Using a limit order I sold ZTS190726P00110000 for 2.5553 per share while simultaneously buying ZTS191018P00110000 for 5.6525 per share.  The net debit is about 3.10 per share.  The spread will be active about 47 days.  Because of the nature of time decay, the short call will decline in value much faster than the long call.  At the expiry of the short call, the spread should be worth more than its original cost.  Conservatively, the long call will be worth 3.50 or more per share around expiry.  That is a 12.9% return or a hair over 100% annualized. If the price makes a large move to either side, I should have an opportunity to close early.  I will also close early if the puts are in the money when the short call trades around 7 cents or less to avoid early assignment.

These two net debit spreads have much greater profit potential than the covered call approach I have traditionally used.  There is a slightly elevated risk of losing the entire investment if the spread closes at a price of zero.  I protect against this will smaller position sizes.  This is how I want to be positioned through the next bear market and I expect to do well while raising cash to deploy into distressed bonds at the depths of the next crisis.

Devour your prey raptors!

Monday Trades with Calendar Spread

Never miss another opportunity to devour prey!

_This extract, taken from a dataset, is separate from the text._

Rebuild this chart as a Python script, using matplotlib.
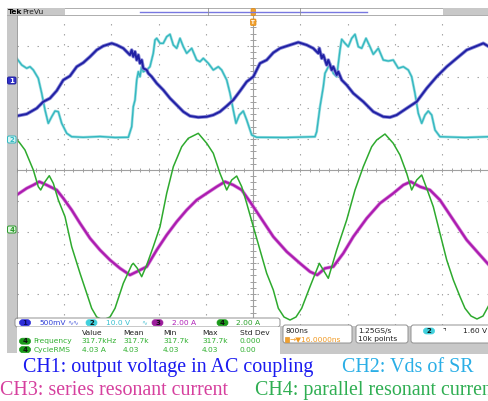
import numpy as np
import matplotlib
matplotlib.use("Agg")
import matplotlib.pyplot as plt
from matplotlib.patches import FancyBboxPatch, Rectangle

# ---------------- data (time in microseconds, 800 ns/div; amplitude in screen divisions) -------------
ch1_t = [0.000, 0.169, 0.338, 0.450, 0.563, 0.677, 0.788, 0.901, 1.015, 1.126, 1.240, 1.353, 1.465, 1.607,
         1.691, 1.803, 1.916, 1.945, 1.972, 2.001, 2.030, 2.057, 2.085, 2.114, 2.141, 2.199, 2.226, 2.283,
         2.368, 2.479, 2.593, 2.706, 2.818, 2.931, 3.071, 3.214, 3.325, 3.438, 3.552, 3.663, 3.777, 3.890,
         4.002, 4.115, 4.228, 4.340, 4.453, 4.622, 4.763, 4.905, 5.016, 5.101, 5.118, 5.159, 5.186, 5.243,
         5.270, 5.328, 5.355, 5.412, 5.439, 5.497, 5.581, 5.693, 5.862, 6.031, 6.200, 6.314, 6.427, 6.596,
         6.765, 6.934, 7.103, 7.273, 7.442, 7.611, 7.751, 7.892, 7.988]
ch1_v = [1.742, 1.806, 1.990, 2.203, 2.313, 2.558, 2.903, 3.032, 3.332, 3.461, 3.655, 3.871, 4.000, 4.087,
         4.032, 3.926, 3.710, 3.871, 3.655, 3.816, 3.548, 3.710, 3.442, 3.548, 3.281, 3.226, 3.119, 3.010,
         2.797, 2.581, 2.313, 2.097, 1.881, 1.742, 1.700, 1.719, 1.774, 1.881, 2.065, 2.258, 2.548, 2.848,
         3.010, 3.442, 3.548, 3.784, 3.926, 4.032, 4.119, 4.032, 3.926, 3.765, 3.926, 3.603, 3.710, 3.387,
         3.548, 3.226, 3.332, 3.065, 3.171, 2.903, 2.742, 2.474, 2.203, 1.881, 1.719, 1.700, 1.774, 1.990,
         2.203, 2.635, 3.010, 3.332, 3.603, 3.871, 3.977, 4.087, 3.977]

ch2_t = [0.000, 0.085, 0.169, 0.225, 0.281, 0.365, 0.423, 0.479, 0.534, 0.592, 0.648, 0.704, 0.761, 0.846,
         0.930, 1.126, 1.409, 1.663, 1.888, 1.945, 1.972, 2.001, 2.030, 2.057, 2.085, 2.114, 2.141, 2.199,
         2.254, 2.310, 2.339, 2.368, 2.424, 2.479, 2.537, 2.593, 2.649, 2.706, 2.762, 2.818, 2.875, 2.960,
         3.044, 3.100, 3.156, 3.241, 3.325, 3.410, 3.467, 3.552, 3.608, 3.663, 3.709, 3.765, 3.832, 3.890,
         3.975, 4.059, 4.538, 5.045, 5.074, 5.130, 5.186, 5.214, 5.243, 5.299, 5.355, 5.412, 5.468, 5.497,
         5.553, 5.608, 5.666, 5.722, 5.778, 5.835, 5.908, 5.975, 6.031, 6.116, 6.200, 6.285, 6.369, 6.454,
         6.539, 6.623, 6.680, 6.736, 6.792, 6.850, 6.906, 6.961, 7.019, 7.075, 7.159, 7.582, 7.988]
ch2_v = [3.603, 3.387, 3.281, 3.332, 3.226, 2.958, 2.474, 1.935, 1.506, 1.719, 1.903, 1.881, 1.506, 1.184,
         1.074, 1.055, 1.081, 1.048, 1.055, 1.397, 2.042, 2.258, 2.903, 3.171, 3.010, 3.332, 3.171, 3.226,
         3.332, 3.765, 4.194, 4.248, 4.087, 4.087, 4.300, 4.377, 4.032, 3.926, 4.248, 3.977, 3.765, 3.926,
         3.548, 3.494, 3.603, 3.442, 3.226, 3.332, 3.226, 2.903, 2.474, 1.935, 1.506, 1.774, 1.903, 1.613,
         1.129, 1.055, 1.048, 1.074, 1.235, 2.042, 2.687, 3.119, 3.226, 3.442, 3.119, 3.010, 3.871, 4.216,
         4.087, 3.977, 4.248, 4.377, 3.977, 3.926, 4.248, 3.977, 3.732, 3.926, 3.548, 3.516, 3.548, 3.281,
         3.332, 3.226, 3.010, 2.474, 1.829, 1.506, 1.774, 1.903, 1.774, 1.290, 1.074, 1.048, 1.074]

ch3_t = [0.000, 0.169, 0.281, 0.382, 0.507, 0.677, 0.788, 0.930, 1.071, 1.240, 1.409, 1.578, 1.747, 1.916,
         2.030, 2.199, 2.368, 2.537, 2.706, 2.875, 3.044, 3.214, 3.383, 3.523, 3.663, 3.806, 3.946, 4.115,
         4.340, 4.567, 4.791, 4.961, 5.084, 5.214, 5.355, 5.524, 5.693, 5.920, 6.144, 6.369, 6.539, 6.664,
         6.821, 6.990, 7.159, 7.385, 7.611, 7.836, 7.988]
ch3_v = [-0.806, -0.590, -0.484, -0.377, -0.484, -0.645, -0.913, -1.290, -1.719, -2.203, -2.581, -2.903,
         -3.171, -3.387, -3.281, -3.119, -2.581, -2.097, -1.668, -1.290, -0.968, -0.752, -0.539, -0.377,
         -0.484, -0.645, -1.023, -1.506, -2.152, -2.635, -3.010, -3.281, -3.387, -3.171, -3.119, -2.687,
         -2.152, -1.558, -1.074, -0.752, -0.484, -0.377, -0.539, -0.645, -0.968, -1.613, -2.258, -2.742,
         -3.065]

ch4_t = [0.000, 0.056, 0.140, 0.281, 0.365, 0.406, 0.479, 0.551, 0.619, 0.704, 0.817, 0.930, 1.071, 1.184,
         1.268, 1.353, 1.460, 1.578, 1.663, 1.803, 1.945, 1.972, 2.040, 2.114, 2.199, 2.310, 2.424, 2.537,
         2.649, 2.791, 2.902, 3.071, 3.214, 3.325, 3.438, 3.552, 3.636, 3.721, 3.806, 3.890, 4.002, 4.115,
         4.228, 4.340, 4.425, 4.521, 4.623, 4.724, 4.820, 4.961, 5.118, 5.270, 5.412, 5.581, 5.722, 5.862,
         6.004, 6.089, 6.229, 6.369, 6.482, 6.596, 6.680, 6.765, 6.850, 6.934, 7.046, 7.159, 7.273, 7.385,
         7.498, 7.582, 7.684, 7.785, 7.887, 7.988]
ch4_v = [0.990, 0.861, 0.645, 0.000, -0.539, -0.645, -0.377, -0.184, -0.429, -0.968, -1.506, -2.474,
         -3.332, -3.977, -4.461, -4.742, -4.839, -4.742, -4.461, -3.655, -3.065, -3.010, -3.171, -3.442,
         -3.065, -2.474, -1.829, -0.752, 0.106, 0.752, 1.023, 1.184, 0.861, 0.539, -0.106, -0.645, -0.323,
         -0.194, -0.539, -1.074, -1.829, -2.581, -3.332, -3.871, -4.461, -4.742, -4.839, -4.742, -4.461,
         -3.763, -3.010, -3.494, -2.581, -1.613, -0.645, 0.106, 0.752, 0.968, 1.161, 0.861, 0.484, -0.106,
         -0.645, -0.323, -0.161, -0.590, -1.184, -2.042, -2.903, -3.548, -4.087, -4.461, -4.710, -4.806,
         -4.710, -4.355]

ch_scale = ["500mV", "10.0 V", "2.00 A", "2.00 A"]
meas_head = ["Value", "Mean", "Min", "Max", "Std Dev"]
meas_freq = ["317.7kHz", "317.7k", "317.7k", "317.7k", "0.000"]
meas_rms = ["4.03 A", "4.03", "4.03", "4.03", "0.00"]
captions = ["CH1: output voltage in AC coupling", "CH2: Vds of SR",
            "CH3: series resonant current", "CH4: parallel resonant curren"]

# ---------------- figure ----------------
W, H = 489, 401
fig = plt.figure(figsize=(W / 100, H / 100), dpi=100)
X0, X1, Y0, Y1 = 16.7, 489.0, 15.0, 325.0
DIVPX = 47.3
ax = fig.add_axes([X0 / W, 1 - Y1 / H, (X1 - X0) / W, (Y1 - Y0) / H])
tdiv = 0.8
ax.set_xlim(0, (X1 - X0) / DIVPX * tdiv)
ax.set_ylim(-5, 5)
ax.set_xticks([]); ax.set_yticks([])
for s in ax.spines.values():
    s.set_visible(False)

gcol = "#a4a4a4"
dots = (0, (1.3, 7.7))
for i in range(1, 10):
    if i != 5:
        ax.axvline(i * tdiv, color=gcol, lw=0.8, ls=dots, zorder=1)
for j in range(-4, 5):
    if j != 0:
        ax.axhline(j, color=gcol, lw=0.8, ls=dots, zorder=1)
ax.axhline(0, color="#a0a0a0", lw=0.8, zorder=1)
ax.axvline(5 * tdiv, color="#a0a0a0", lw=0.8, zorder=1)
mx = np.arange(0, 10.01, 0.2) * tdiv
ax.vlines(mx, -0.08, 0.08, color="#a0a0a0", lw=0.7, zorder=1)
my = np.arange(-5, 5.01, 0.2)
ax.hlines(my, 5 * tdiv - 0.05, 5 * tdiv + 0.05, color="#a0a0a0", lw=0.7, zorder=1)

ax.plot(ch2_t, ch2_v, color="#9fdfe2", lw=2.0, zorder=2, solid_joinstyle="round")
ax.plot(ch2_t, ch2_v, color="#34b8c0", lw=1.0, zorder=3)
ax.plot(ch1_t, ch1_v, color="#8c8cd8", lw=2.6, zorder=3, solid_joinstyle="round")
ax.plot(ch1_t, ch1_v, color="#2020a4", lw=1.4, zorder=4)
ax.plot(ch4_t, ch4_v, color="#2eaa2e", lw=1.1, zorder=5)
ax.plot(ch3_t, ch3_v, color="#d98cdb", lw=2.6, zorder=3, solid_joinstyle="round")
ax.plot(ch3_t, ch3_v, color="#ac1cb0", lw=1.6, zorder=4)

# ---------------- overlay (scope UI) ----------------
ov = fig.add_axes([0, 0, 1, 1], zorder=10)
ov.set_xlim(0, W); ov.set_ylim(H, 0); ov.axis("off")
GRAY = "#c8c8c8"
ui = dict(family="DejaVu Sans", fontsize=5.4)

# left strip and top bar
ov.add_patch(Rectangle((7, 8), X0 - 7, 345, color=GRAY, lw=0))
ov.plot([X0, X0], [15, 318], color="#909090", lw=0.6)
ov.add_patch(Rectangle((7, 8), W - 7, 7, fc="white", ec="#a0a0a0", lw=0.6))
ov.add_patch(Rectangle((7, 8), 58, 7, color=GRAY, lw=0))
ov.add_patch(Rectangle((443, 8), 46, 7, color=GRAY, lw=0))
ov.plot([140, 367], [11.5, 11.5], color="#7878e0", lw=1.0)
ov.plot([208, 208], [8, 15], color="#909090", lw=0.6)
ov.plot([300, 300], [8, 15], color="#909090", lw=0.6)
ov.text(8, 12.2, "Tek", color="black", fontweight="bold", va="center", ha="left", **ui)
ov.text(22, 12.2, "PreVu", color="#202020", va="center", ha="left", **ui)
# trigger markers
ov.add_patch(FancyBboxPatch((251, 8.5), 4.5, 7, boxstyle="round,pad=0,rounding_size=1.5",
                            fc="#f0a030", ec="#e08a10", lw=0.5))
ov.add_patch(FancyBboxPatch((250.5, 19), 5.5, 6.5, boxstyle="round,pad=0,rounding_size=1",
                            fc="#f0a030", ec="#e08a10", lw=0.5))
ov.text(253.2, 22.4, "T", color="white", fontsize=4, ha="center", va="center", fontweight="bold")

# channel markers
def marker(y, txt, fc, ec, tc):
    ov.add_patch(FancyBboxPatch((7.5, y - 3.5), 8.5, 7, boxstyle="round,pad=0,rounding_size=1.5",
                                fc=fc, ec=ec, lw=0.7))
    ov.text(11.7, y + 0.2, txt, color=tc, fontsize=5, ha="center", va="center", fontweight="bold")

marker(80.5, "1", "#3030c8", "#2020a0", "white")
marker(139.5, "2", "#d8f4f4", "#30b8c0", "#30b8c0")
marker(229.5, "4", "#e0f4e0", "#2a9a2a", "#2a9a2a")

# bottom info area
ov.add_patch(Rectangle((280, 325.5), W - 280, 28, color=GRAY, lw=0))
ov.add_patch(FancyBboxPatch((15, 318), 265, 9, boxstyle="round,pad=0,rounding_size=2.5",
                            fc="white", ec="#909090", lw=0.7))
ov.add_patch(Rectangle((X0, 327.3), 263, 26, color="white", lw=0))

def oval(x, y, txt, fc, tc="#101010"):
    ov.add_patch(FancyBboxPatch((x, y - 3), 11, 6, boxstyle="round,pad=0,rounding_size=3",
                                fc=fc, ec=fc, lw=0.5))
    ov.text(x + 5.5, y + 0.2, txt, color=tc, fontsize=5, ha="center", va="center", fontweight="bold")

ry = 322.7
oval(19.5, ry, "1", "#2c2cd8", "#0a0a60")
ov.text(39, ry, ch_scale[0], color="#3040d8", va="center", **ui)
ov.text(67, ry, "∿∿", color="#6070e0", va="center", fontsize=5)
oval(86, ry, "2", "#40d0dc")
ov.text(106, ry, ch_scale[1], color="#38c0d0", va="center", **ui)
ov.text(141, ry, "∿", color="#60c8d8", va="center", fontsize=5)
oval(152, ry, "3", "#9c1c9c")
ov.text(171.5, ry, ch_scale[2], color="#b020b8", va="center", **ui)
oval(217, ry, "4", "#1a9a1a")
ov.text(236.5, ry, ch_scale[3], color="#28a028", va="center", **ui)

cols = [81.5, 123, 163, 202, 240]
for x, s in zip(cols, meas_head):
    ov.text(x, 332.8, s, color="#202020", va="center", **ui)
GREEN = "#30b030"
oval(19.5, 341.2, "4", "#1a9a1a")
oval(19.5, 349.6, "4", "#1a9a1a")
ov.text(33.5, 341.2, "Frequency", color=GREEN, va="center", **ui)
ov.text(33.5, 349.6, "CycleRMS", color=GREEN, va="center", **ui)
for x, s in zip(cols, meas_freq):
    ov.text(x, 341.2, s, color=GREEN, va="center", **ui)
for x, s in zip(cols, meas_rms):
    ov.text(x, 349.6, s, color=GREEN, va="center", **ui)

for (x, w) in [(283, 69), (356, 52), (411, 80)]:
    ov.add_patch(FancyBboxPatch((x, 325), w, 18, boxstyle="round,pad=0,rounding_size=2.5",
                                fc="white", ec="#909090", lw=0.7))
ov.text(285.5, 330.8, "800ns", color="#202020", va="center", **ui)
ov.add_patch(Rectangle((284.5, 336.5), 4.5, 5, fc="#f0a030", ec="#e08a10", lw=0.4))
ov.text(289.5, 339.2, "→▼16.0000ns", color="#f09820", va="center", **ui)
ov.text(358.5, 330.8, "1.25GS/s", color="#202020", va="center", **ui)
ov.text(358.5, 339.2, "10k points", color="#202020", va="center", **ui)
oval(423.5, 331, "2", "#40d0dc")
ov.text(443, 331, "⌝", color="#202020", va="center", fontsize=5.5)
ov.text(487, 331, "1.60 V", color="#202020", va="center", ha="right", **ui)

# captions (the last one is cut at the right edge, as in the original)
cap = dict(family="Liberation Serif", fontsize=14.4, va="baseline", ha="left")
ov.text(23.3, 372, captions[0], color="#1a1af0", **cap)
ov.text(341.7, 372, captions[1], color="#2aaee6", **cap)
ov.text(0, 395, captions[2], color="#d6409e", **cap)
ov.text(255, 395, captions[3], color="#2fae52", **cap)

fig.savefig("out.png", dpi=100)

2 thoughts on “Monday Trades with Calendar Spread

  • June 16, 2019 at 2:53 am
    Permalink

    So, calendar spreads are a bet on stocks staying range-bound, but you’re making that bet at a time when the yield curve is inverted and your stated goal is to prepare for a downturn? Not giving you a hard time — just doesn’t seem to me like the strategy matches the rationale. Are you trying for a balanced options portfolio by deploying a combo of bullish, bearish, and neutral plays, each with limited downside?

    Reply
    • June 16, 2019 at 6:01 pm
      Permalink

      I’m trying to be more neutral. Situations like this tend to erupt higher before crashing hard. Going short now is just not a good idea. So you mix neutral, bull, and bear. For neutral, you go with low Beta and large market cap under the theory that it won’t move 60% in a six week span. You probably see the breakdown developing and have time to trade around it. A high Beta name strikes like lightning though. They might offer more upside but at the cost of far greater risk.